Below, you'll see any text that was highlighted with comments from the reviewer.
"Like dew drops in the summer" I found it interesting that dew drops, what conventionally considered pretty, can be viewed in a sad light in the context of summer. It reminds me of how much our present mood/emotions affect our perspectives.
A desire to cherish the present and now before time goes by. Maybe even wanting time to stop for a little bit, sometimes it feels like time flies by even before I know what has happened!
Was there any particular incident that made you re-evaluate what time meant to you?

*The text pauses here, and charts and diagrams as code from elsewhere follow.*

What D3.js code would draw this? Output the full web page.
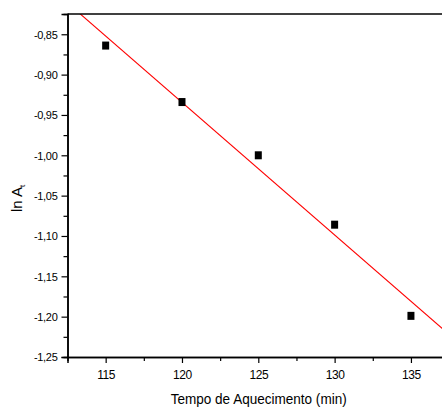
<!DOCTYPE html>
<html>
<head>
<meta charset="utf-8">
<script src="https://cdn.jsdelivr.net/npm/d3@7"></script>
<style>
  html, body { margin: 0; padding: 0; background: #fff; }
  svg { display: block; font-family: "Liberation Sans", Arial, sans-serif; }
</style>
</head>
<body>
<svg id="chart" width="442" height="407"></svg>
<script>
// Data
const tempo = [115, 120, 125, 130, 135];
const lnAt = [-0.864, -0.934, -1.000, -1.086, -1.199];
const xTicks = [115, 120, 125, 130, 135];
const xMinorTicks = [117.5, 122.5, 127.5, 132.5];
const yTicks = [-0.85, -0.90, -0.95, -1.00, -1.05, -1.10, -1.15, -1.20, -1.25];
const yMinorTicks = [-0.875, -0.925, -0.975, -1.025, -1.075, -1.125, -1.175, -1.225];
const xTitle = "Tempo de Aquecimento (min)";

const svg = d3.select("#chart");
const x = d3.scaleLinear().domain([112.5, 137.5]).range([67.5, 449.1]);
const y = d3.scaleLinear().domain([-1.25, -0.825]).range([357, 14.1]);

const fmt = d => d3.format(".2f")(d).replace(".", ",").replace("−", "-");

// Linear regression fit from data
const mx = d3.mean(tempo), my = d3.mean(lnAt);
const slope = d3.sum(tempo.map((t, i) => (t - mx) * (lnAt[i] - my))) / d3.sum(tempo.map(t => (t - mx) ** 2));
const icpt = my - slope * mx;

// clip region for plot
svg.append("clipPath").attr("id", "clip").append("rect")
  .attr("x", x(112.5)).attr("y", y(-0.825)).attr("width", x(137.5) - x(112.5)).attr("height", y(-1.25) - y(-0.825));

// fit line
const fx0 = 112.5, fx1 = 137.5;
svg.append("line")
  .attr("clip-path", "url(#clip)")
  .attr("x1", x(fx0)).attr("y1", y(icpt + slope * fx0))
  .attr("x2", x(fx1)).attr("y2", y(icpt + slope * fx1))
  .attr("stroke", "#ff0000").attr("stroke-width", 1.1);

// points
svg.append("g").selectAll("rect").data(tempo).join("rect")
  .attr("x", (d) => x(d) - 3.5)
  .attr("y", (d, i) => y(lnAt[i]) - 4)
  .attr("width", 7).attr("height", 8)
  .attr("fill", "#000");

// axes
const xAxis = d3.axisBottom(x).tickValues(xTicks).tickSize(6).tickFormat(d3.format("d"));
const xMinor = d3.axisBottom(x).tickValues(xMinorTicks).tickSize(4).tickFormat("");
const yAxis = d3.axisLeft(y).tickValues(yTicks).tickSize(6).tickFormat(fmt);
const yMinor = d3.axisLeft(y).tickValues(yMinorTicks).tickSize(4).tickFormat("");

function style(g) {
  g.selectAll("path.domain").attr("stroke", "#000").attr("stroke-width", 1.5);
  g.selectAll(".tick line").attr("stroke", "#000").attr("stroke-width", 1.2);
}

svg.append("g").attr("transform", `translate(0,${y(-1.25)})`).call(xMinor).call(style);
const gx = svg.append("g").attr("transform", `translate(0,${y(-1.25)})`).call(xAxis).call(style);
gx.selectAll(".tick text").attr("font-size", 12).attr("fill", "#000").attr("letter-spacing", -0.4)
  .attr("font-family", "Liberation Sans, Arial, sans-serif").attr("y", 13).attr("dy", "0.71em");

svg.append("g").attr("transform", `translate(${x(112.5)},0)`).call(yMinor).call(style);
const gy = svg.append("g").attr("transform", `translate(${x(112.5)},0)`).call(yAxis).call(style);
gy.selectAll(".tick text").attr("font-size", 11).attr("fill", "#000").attr("letter-spacing", -0.3)
  .attr("font-family", "Liberation Sans, Arial, sans-serif").attr("x", -10).attr("dy", "0.36em");

// top frame line
svg.append("line").attr("x1", x(112.5)).attr("x2", x(137.5)).attr("y1", y(-0.825)).attr("y2", y(-0.825))
  .attr("stroke", "#000").attr("stroke-width", 1.5);

// axis titles
svg.append("text").attr("x", 258.7).attr("y", 403.5).attr("text-anchor", "middle")
  .attr("font-size", 14.5).attr("textLength", 176).attr("lengthAdjust", "spacingAndGlyphs")
  .attr("fill", "#000").text(xTitle);

const yt = svg.append("text").attr("transform", "translate(22,212) rotate(-90)")
  .attr("font-size", 15).attr("fill", "#000");
yt.append("tspan").text("ln A");
yt.append("tspan").attr("font-size", 8).attr("dy", 3).text("t");
</script>
</body>
</html>
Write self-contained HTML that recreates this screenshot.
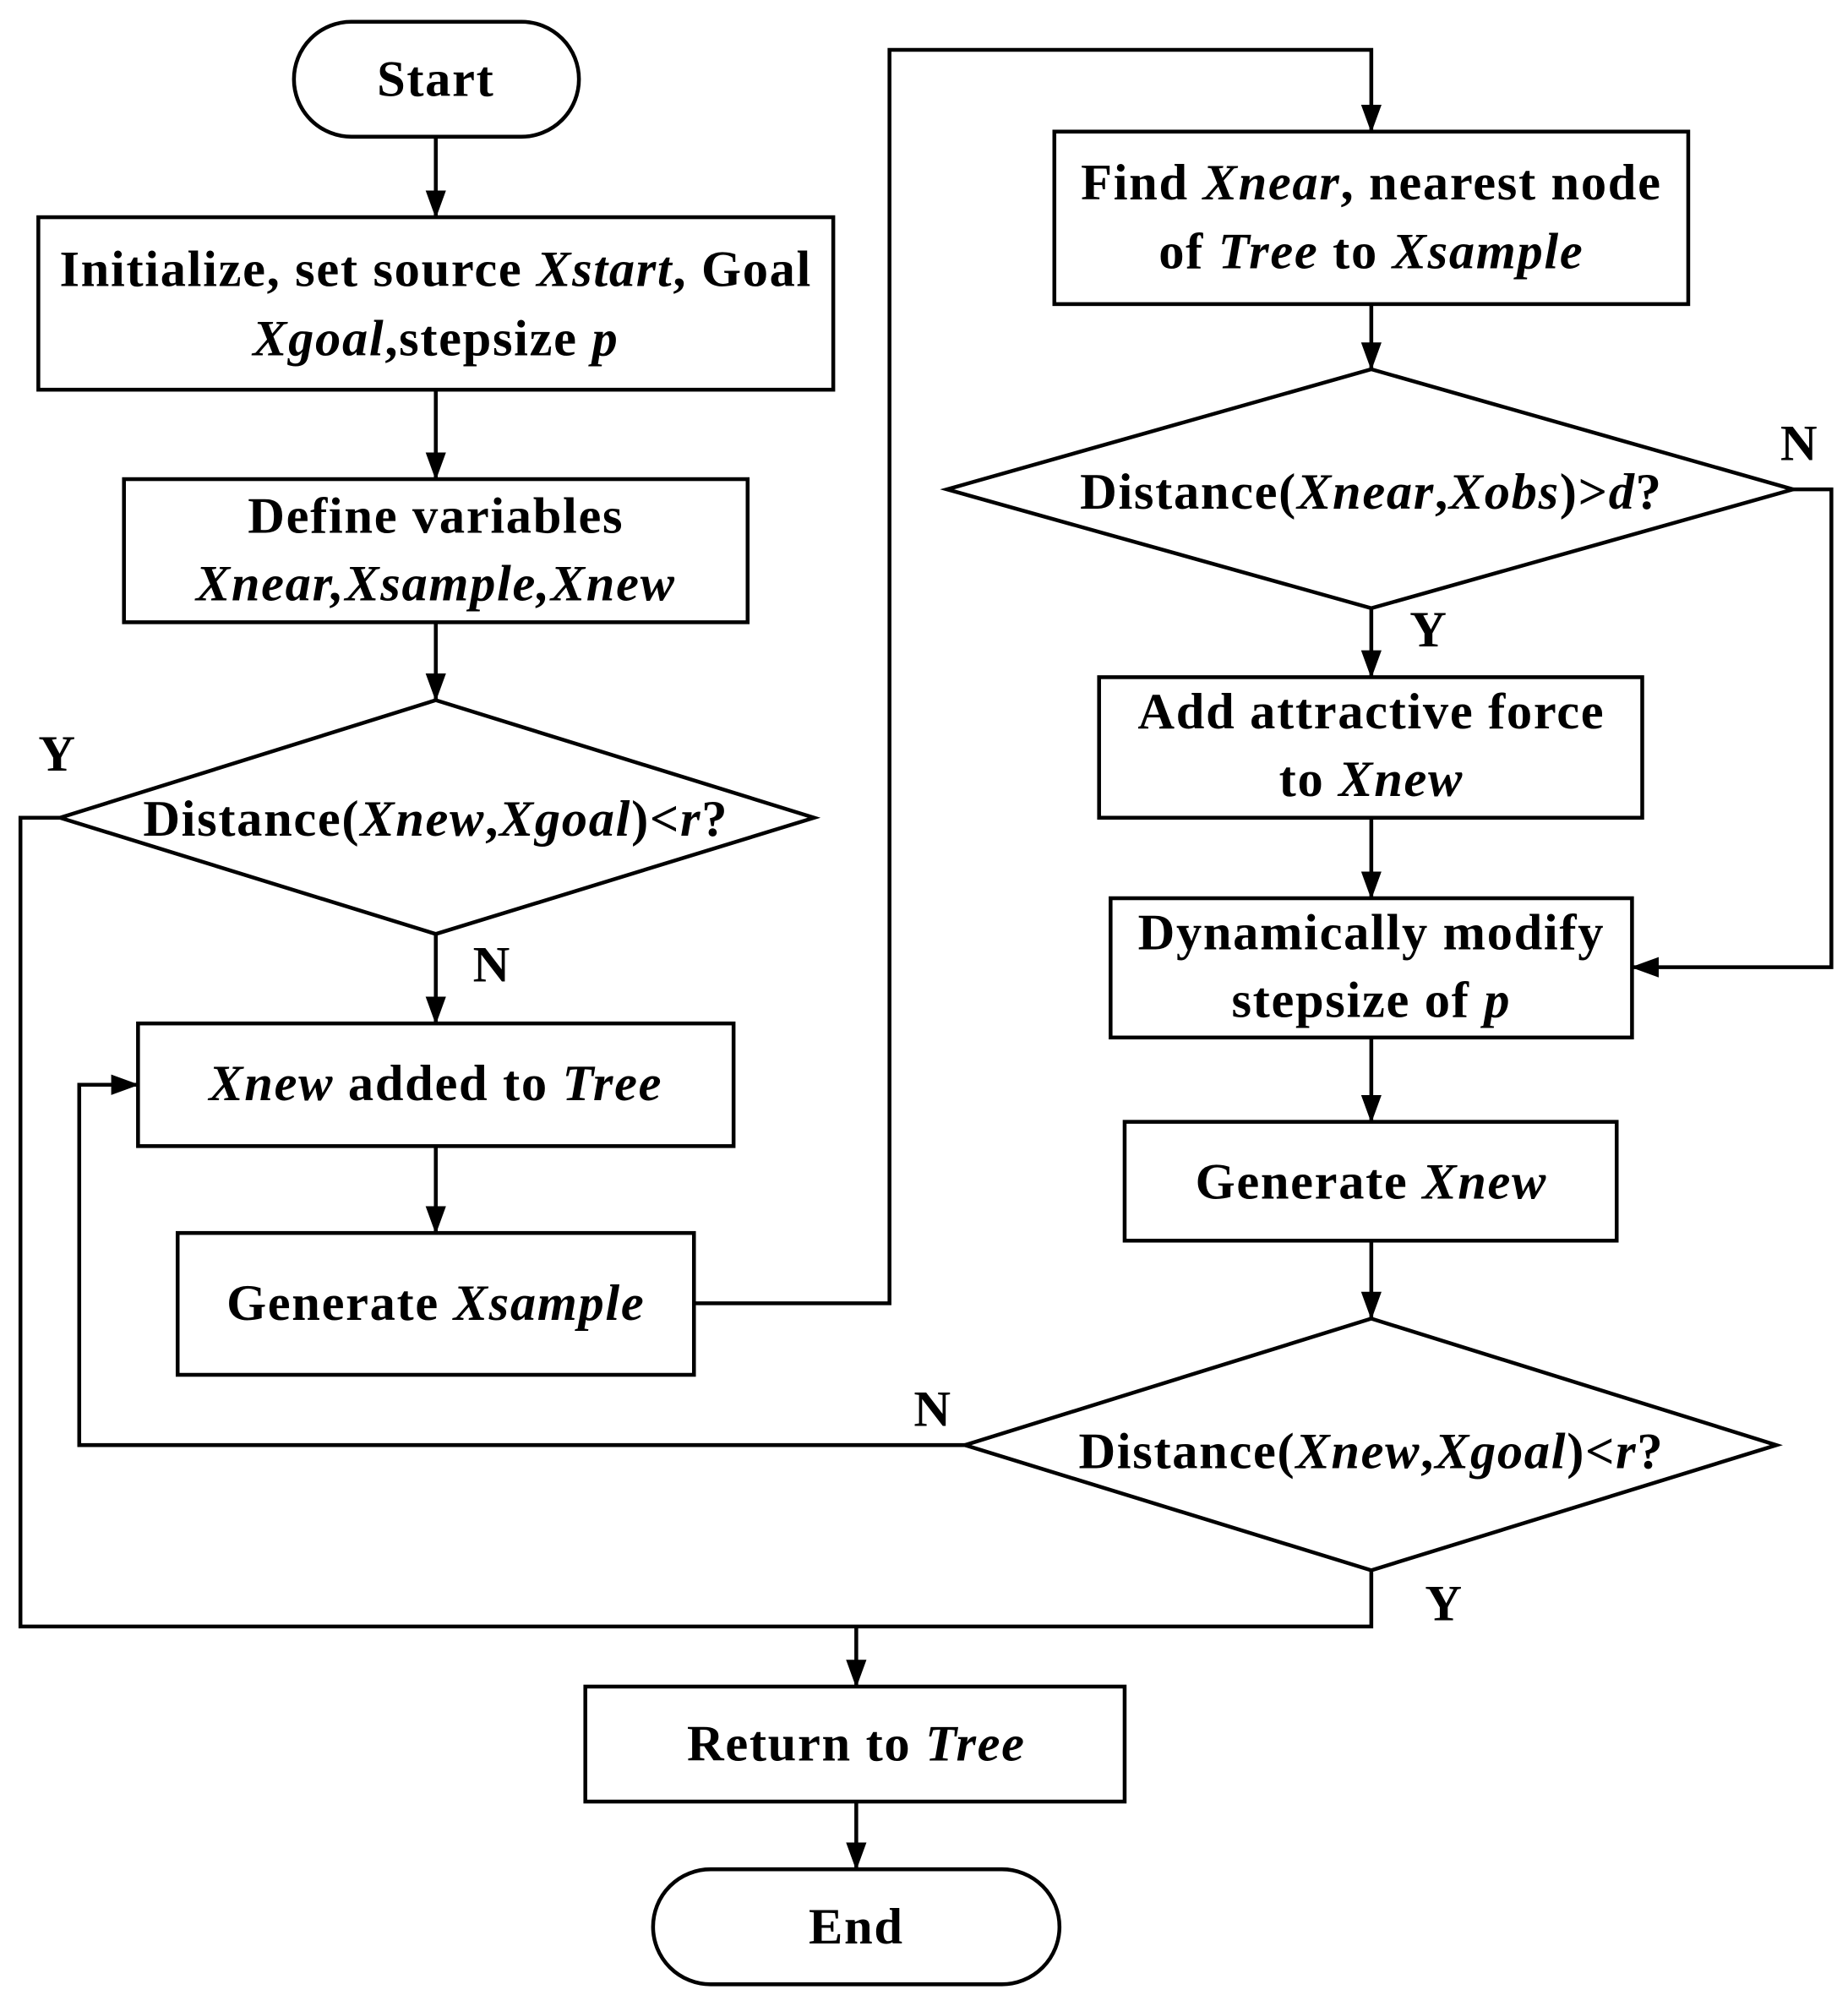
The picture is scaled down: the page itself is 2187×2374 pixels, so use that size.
<!DOCTYPE html>
<html><head><meta charset="utf-8"><style>
html,body{margin:0;padding:0;background:#fff}
svg{display:block}
text{font-family:"Liberation Serif",serif;font-weight:bold;font-size:40px;letter-spacing:1.1px;fill:#000}
.i{font-style:italic}
</style></head><body>
<svg width="2187" height="2374" viewBox="0 0 1446 1570" preserveAspectRatio="none" xmlns="http://www.w3.org/2000/svg">
<defs>
<marker id="b" markerWidth="22" markerHeight="22" refX="21" refY="11" orient="auto" markerUnits="userSpaceOnUse" viewBox="0 0 22 22"><path d="M0,3L22,11L0,19z" fill="#000"/></marker></defs>
<g fill="none" stroke="#000" stroke-width="3">
<rect x="230" y="17" width="223" height="90" rx="45"/>
<rect x="30" y="170" width="622" height="135"/>
<rect x="97" y="375" width="488" height="112"/>
<polygon points="341,548 637,640 341,731 47,640"/>
<rect x="108" y="801" width="466" height="96"/>
<rect x="139" y="965" width="404" height="111"/>
<rect x="825" y="103" width="496" height="135"/>
<polygon points="1073,289 1403,383 1073,476 741,383"/>
<rect x="860" y="530" width="425" height="110"/>
<rect x="869" y="703" width="408" height="109"/>
<rect x="880" y="878" width="385" height="93"/>
<polygon points="1073,1032 1390,1131 1073,1229 755,1131"/>
<rect x="458" y="1320" width="422" height="90"/>
<rect x="511" y="1463" width="318" height="90" rx="45"/>
<g marker-end="url(#b)">
<line x1="341" y1="107" x2="341" y2="170"/>
<line x1="341" y1="305" x2="341" y2="375"/>
<line x1="341" y1="487" x2="341" y2="548"/>
<line x1="341" y1="731" x2="341" y2="801"/>
<line x1="341" y1="897" x2="341" y2="965"/>
<polyline points="543,1020 696,1020 696,39 1073,39 1073,103"/>
<line x1="1073" y1="238" x2="1073" y2="289"/>
<line x1="1073" y1="476" x2="1073" y2="530"/>
<line x1="1073" y1="640" x2="1073" y2="703"/>
<line x1="1073" y1="812" x2="1073" y2="878"/>
<line x1="1073" y1="971" x2="1073" y2="1032"/>
<polyline points="1403,383 1433,383 1433,757 1277,757"/>
<polyline points="755,1131 62,1131 62,849 108,849"/>
<line x1="670" y1="1273" x2="670" y2="1320"/>
<line x1="670" y1="1410" x2="670" y2="1463"/>
</g>
<polyline points="47,640 16,640 16,1273 1073,1273 1073,1229"/>
</g>
<g text-anchor="middle">
<text x="341" y="75">Start</text>
<text x="341" y="224">Initialize, set source <tspan class="i">Xstart</tspan>, Goal</text>
<text x="341" y="278"><tspan class="i">Xgoal</tspan>,stepsize <tspan class="i">p</tspan></text>
<text x="341" y="417">Define variables</text>
<text x="341" y="470" class="i">Xnear,Xsample,Xnew</text>
<text x="341" y="654">Distance(<tspan class="i">Xnew</tspan>,<tspan class="i">Xgoal</tspan>)&lt;<tspan class="i">r</tspan>?</text>
<text x="341" y="861"><tspan class="i">Xnew</tspan> added to <tspan class="i">Tree</tspan></text>
<text x="341" y="1033">Generate <tspan class="i">Xsample</tspan></text>
<text x="1073" y="156">Find <tspan class="i">Xnear</tspan>, nearest node</text>
<text x="1073" y="210">of <tspan class="i">Tree</tspan> to <tspan class="i">Xsample</tspan></text>
<text x="1073" y="398">Distance(<tspan class="i">Xnear</tspan>,<tspan class="i">Xobs</tspan>)&gt;<tspan class="i">d</tspan>?</text>
<text x="1073" y="570">Add attractive force</text>
<text x="1073" y="623">to <tspan class="i">Xnew</tspan></text>
<text x="1073" y="743">Dynamically modify</text>
<text x="1073" y="796">stepsize of <tspan class="i">p</tspan></text>
<text x="1073" y="938">Generate <tspan class="i">Xnew</tspan></text>
<text x="1073" y="1149">Distance(<tspan class="i">Xnew</tspan>,<tspan class="i">Xgoal</tspan>)&lt;<tspan class="i">r</tspan>?</text>
<text x="670" y="1378">Return to <tspan class="i">Tree</tspan></text>
<text x="670" y="1521">End</text>
<text x="45" y="603">Y</text>
<text x="385" y="768">N</text>
<text x="1408" y="360">N</text>
<text x="1118" y="506">Y</text>
<text x="730" y="1116">N</text>
<text x="1130" y="1268">Y</text>
</g>
</svg>
</body></html>
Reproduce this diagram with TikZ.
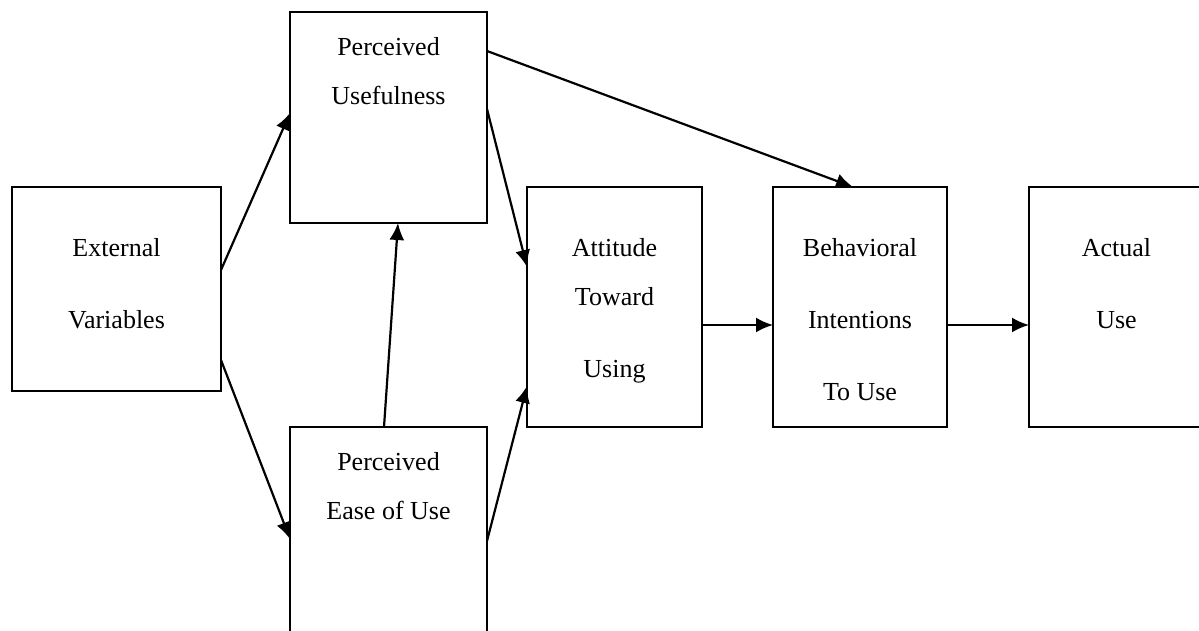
\documentclass[tikz,border=0pt]{standalone}
\usepackage{fontspec}
\setmainfont{Liberation Serif}
\usepackage{xcolor}
\usepackage{tikz}
\usetikzlibrary{arrows.meta,positioning,calc}

\begin{document}
\begin{tikzpicture}[
  x=0.5pt, y=-0.5pt, >=Latex,
  bx/.style={draw, line width=1pt, rectangle, inner sep=0pt, outer sep=0pt},
  lbl/.style={align=center, inner sep=0pt, font=\fontsize{13}{24.5}\selectfont},
  every edge/.style={draw, line width=1.1pt, -{Latex[length=8.5pt,width=7.5pt]}}]
\useasboundingbox (0,0) rectangle (1199,631);
\clip (0,0) rectangle (1199,631);
\node[bx, minimum width=104.5pt, minimum height=102pt] (ext) at (116.5,289) {};
\node[bx, minimum width=98.5pt, minimum height=105.5pt] (pu) at (388.5,117.5) {};
\node[bx, minimum width=98.5pt, minimum height=105.5pt, below=102pt of pu] (peou) {};
\node[bx, minimum width=87.5pt, minimum height=120pt] (att) at (614.5,307) {};
\node[bx, minimum width=87pt, minimum height=120pt, right=35.5pt of att] (bi) {};
\node[bx, minimum width=87.5pt, minimum height=120pt, right=41pt of bi] (use) {};
\node[lbl, below=25.7pt of ext.north] {External\\[11.5pt]Variables};
\node[lbl, below=12.7pt of pu.north] {Perceived\\Usefulness};
\node[lbl, below=12.7pt of peou.north] {Perceived\\Ease of Use};
\node[lbl, below=25.7pt of att.north] {Attitude\\Toward\\[11.5pt]Using};
\node[lbl, below=25.7pt of bi.north] {Behavioral\\[11.5pt]Intentions\\[11.5pt]To Use};
\node[lbl, below=25.7pt of use.north] {Actual\\[11.5pt]Use};
\path ($(ext.east)+(0,-19)$) edge ($(pu.west)+(0,-4.5)$);
\path ($(ext.east)+(0,71)$) edge ($(peou.west)+(0,6.5)$);
\path ($(peou.north)+(-4.5,0)$) edge ($(pu.south)+(9.5,0)$);
\path ($(pu.east)+(0,-8.5)$) edge ($(att.west)+(0,-40)$);
\path ($(peou.east)+(0,8.5)$) edge ($(att.west)+(0,79)$);
\path ($(pu.east)+(0,-66.5)$) edge ($(bi.north)+(-7,0)$);
\path ($(att.east)+(0,18)$) edge ($(bi.west)+(0,18)$);
\path ($(bi.east)+(0,18)$) edge ($(use.west)+(0,18)$);
\end{tikzpicture}
\end{document}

I quite enjoy reading pieces on time, and I do feel that your piece carries an important message. A minor letdown for me was that the beginning to middle didn't pack as much punch as the middle to end did - it would be such a pity if someone stopped reading halfway!
A suggestion would be to reconsider how your structure can mirror the sensation of time going faster and faster - shorter lines, perhaps, or monosyllables. Regular verses give a sense of steadiness which I think you can jazz up to fit the idea of time going by too fast towards the end!
Another suggestion is to consider how you can contrast the differences in the past and now without telling the readers explicitly - perhaps you can consider experimenting with past and present tense, or italics, or even first or third person perspectives.
I love the imagery at the end, I felt it gave the poem a little twist as the mood changed from mere remembrance to nostalgia and melancholy, and perhaps even regret towards not appreciating the dew drops while they still existed.